## SUPPLIED DATA
=-=-=-=-=
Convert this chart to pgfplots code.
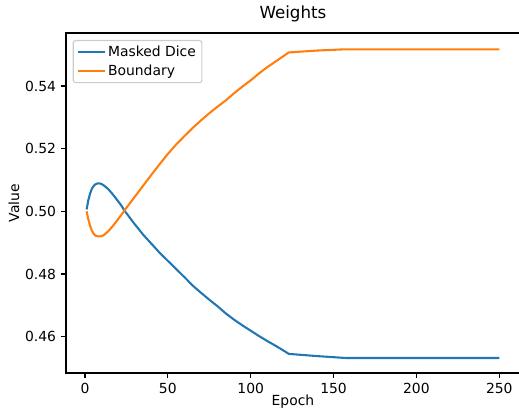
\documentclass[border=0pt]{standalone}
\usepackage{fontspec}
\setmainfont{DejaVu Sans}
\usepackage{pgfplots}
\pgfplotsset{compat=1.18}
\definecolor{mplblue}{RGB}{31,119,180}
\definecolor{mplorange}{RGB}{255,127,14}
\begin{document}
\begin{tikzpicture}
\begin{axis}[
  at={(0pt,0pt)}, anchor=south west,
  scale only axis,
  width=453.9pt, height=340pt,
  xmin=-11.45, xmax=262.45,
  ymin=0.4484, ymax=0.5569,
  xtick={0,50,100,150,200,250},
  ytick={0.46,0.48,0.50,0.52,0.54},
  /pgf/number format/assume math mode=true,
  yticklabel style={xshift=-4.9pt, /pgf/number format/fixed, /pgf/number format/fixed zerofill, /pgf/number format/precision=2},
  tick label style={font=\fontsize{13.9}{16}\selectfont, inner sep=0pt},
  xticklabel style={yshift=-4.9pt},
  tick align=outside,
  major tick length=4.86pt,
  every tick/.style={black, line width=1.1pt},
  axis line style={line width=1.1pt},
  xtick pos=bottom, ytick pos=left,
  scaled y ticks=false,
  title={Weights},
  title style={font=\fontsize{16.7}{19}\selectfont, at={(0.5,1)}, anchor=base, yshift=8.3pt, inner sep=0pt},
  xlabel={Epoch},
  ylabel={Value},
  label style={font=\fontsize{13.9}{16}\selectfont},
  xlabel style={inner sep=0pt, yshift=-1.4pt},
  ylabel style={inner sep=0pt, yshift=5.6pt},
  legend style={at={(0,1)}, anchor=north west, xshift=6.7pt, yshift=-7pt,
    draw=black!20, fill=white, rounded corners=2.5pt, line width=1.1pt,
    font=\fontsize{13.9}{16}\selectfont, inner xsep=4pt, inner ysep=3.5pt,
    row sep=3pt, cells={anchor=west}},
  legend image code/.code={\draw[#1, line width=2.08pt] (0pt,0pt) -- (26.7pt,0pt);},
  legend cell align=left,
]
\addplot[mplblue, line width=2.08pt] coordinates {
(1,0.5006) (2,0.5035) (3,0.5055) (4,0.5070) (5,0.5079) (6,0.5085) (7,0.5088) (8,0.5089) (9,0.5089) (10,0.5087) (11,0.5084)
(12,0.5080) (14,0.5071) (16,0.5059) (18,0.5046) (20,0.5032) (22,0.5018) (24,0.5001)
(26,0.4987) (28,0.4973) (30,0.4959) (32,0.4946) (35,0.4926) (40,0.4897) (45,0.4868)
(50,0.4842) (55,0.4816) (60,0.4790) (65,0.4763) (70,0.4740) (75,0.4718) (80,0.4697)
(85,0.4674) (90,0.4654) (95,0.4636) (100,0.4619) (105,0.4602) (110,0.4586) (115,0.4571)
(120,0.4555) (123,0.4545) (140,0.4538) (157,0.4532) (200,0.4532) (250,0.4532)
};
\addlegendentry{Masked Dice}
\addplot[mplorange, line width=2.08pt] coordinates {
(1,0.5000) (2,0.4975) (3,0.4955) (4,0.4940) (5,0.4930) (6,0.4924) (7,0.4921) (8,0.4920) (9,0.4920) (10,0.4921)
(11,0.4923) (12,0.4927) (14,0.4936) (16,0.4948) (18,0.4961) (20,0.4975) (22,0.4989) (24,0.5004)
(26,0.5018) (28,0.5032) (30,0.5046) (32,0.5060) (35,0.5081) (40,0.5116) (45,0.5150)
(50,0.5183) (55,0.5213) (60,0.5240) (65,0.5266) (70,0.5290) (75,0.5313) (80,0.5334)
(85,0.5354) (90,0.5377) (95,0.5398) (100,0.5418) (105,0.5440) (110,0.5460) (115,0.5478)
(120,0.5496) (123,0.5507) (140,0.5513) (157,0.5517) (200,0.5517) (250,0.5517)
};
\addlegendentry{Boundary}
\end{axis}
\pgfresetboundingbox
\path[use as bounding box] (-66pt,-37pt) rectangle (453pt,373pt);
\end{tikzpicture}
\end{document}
=-=-=-=-=
## WORK TO BE COMPLETED
Make an exact reproduction of the listing above, without any pictures.

## WRITTEN RESPONSE
Convert this chart to pgfplots code.
\documentclass[border=0pt]{standalone}
\usepackage{fontspec}
\setmainfont{DejaVu Sans}
\usepackage{pgfplots}
\pgfplotsset{compat=1.18}
\definecolor{mplblue}{RGB}{31,119,180}
\definecolor{mplorange}{RGB}{255,127,14}
\begin{document}
\begin{tikzpicture}
\begin{axis}[
  at={(0pt,0pt)}, anchor=south west,
  scale only axis,
  width=453.9pt, height=340pt,
  xmin=-11.45, xmax=262.45,
  ymin=0.4484, ymax=0.5569,
  xtick={0,50,100,150,200,250},
  ytick={0.46,0.48,0.50,0.52,0.54},
  /pgf/number format/assume math mode=true,
  yticklabel style={xshift=-4.9pt, /pgf/number format/fixed, /pgf/number format/fixed zerofill, /pgf/number format/precision=2},
  tick label style={font=\fontsize{13.9}{16}\selectfont, inner sep=0pt},
  xticklabel style={yshift=-4.9pt},
  tick align=outside,
  major tick length=4.86pt,
  every tick/.style={black, line width=1.1pt},
  axis line style={line width=1.1pt},
  xtick pos=bottom, ytick pos=left,
  scaled y ticks=false,
  title={Weights},
  title style={font=\fontsize{16.7}{19}\selectfont, at={(0.5,1)}, anchor=base, yshift=8.3pt, inner sep=0pt},
  xlabel={Epoch},
  ylabel={Value},
  label style={font=\fontsize{13.9}{16}\selectfont},
  xlabel style={inner sep=0pt, yshift=-1.4pt},
  ylabel style={inner sep=0pt, yshift=5.6pt},
  legend style={at={(0,1)}, anchor=north west, xshift=6.7pt, yshift=-7pt,
    draw=black!20, fill=white, rounded corners=2.5pt, line width=1.1pt,
    font=\fontsize{13.9}{16}\selectfont, inner xsep=4pt, inner ysep=3.5pt,
    row sep=3pt, cells={anchor=west}},
  legend image code/.code={\draw[#1, line width=2.08pt] (0pt,0pt) -- (26.7pt,0pt);},
  legend cell align=left,
]
\addplot[mplblue, line width=2.08pt] coordinates {
(1,0.5006) (2,0.5035) (3,0.5055) (4,0.5070) (5,0.5079) (6,0.5085) (7,0.5088) (8,0.5089) (9,0.5089) (10,0.5087) (11,0.5084)
(12,0.5080) (14,0.5071) (16,0.5059) (18,0.5046) (20,0.5032) (22,0.5018) (24,0.5001)
(26,0.4987) (28,0.4973) (30,0.4959) (32,0.4946) (35,0.4926) (40,0.4897) (45,0.4868)
(50,0.4842) (55,0.4816) (60,0.4790) (65,0.4763) (70,0.4740) (75,0.4718) (80,0.4697)
(85,0.4674) (90,0.4654) (95,0.4636) (100,0.4619) (105,0.4602) (110,0.4586) (115,0.4571)
(120,0.4555) (123,0.4545) (140,0.4538) (157,0.4532) (200,0.4532) (250,0.4532)
};
\addlegendentry{Masked Dice}
\addplot[mplorange, line width=2.08pt] coordinates {
(1,0.5000) (2,0.4975) (3,0.4955) (4,0.4940) (5,0.4930) (6,0.4924) (7,0.4921) (8,0.4920) (9,0.4920) (10,0.4921)
(11,0.4923) (12,0.4927) (14,0.4936) (16,0.4948) (18,0.4961) (20,0.4975) (22,0.4989) (24,0.5004)
(26,0.5018) (28,0.5032) (30,0.5046) (32,0.5060) (35,0.5081) (40,0.5116) (45,0.5150)
(50,0.5183) (55,0.5213) (60,0.5240) (65,0.5266) (70,0.5290) (75,0.5313) (80,0.5334)
(85,0.5354) (90,0.5377) (95,0.5398) (100,0.5418) (105,0.5440) (110,0.5460) (115,0.5478)
(120,0.5496) (123,0.5507) (140,0.5513) (157,0.5517) (200,0.5517) (250,0.5517)
};
\addlegendentry{Boundary}
\end{axis}
\pgfresetboundingbox
\path[use as bounding box] (-66pt,-37pt) rectangle (453pt,373pt);
\end{tikzpicture}
\end{document}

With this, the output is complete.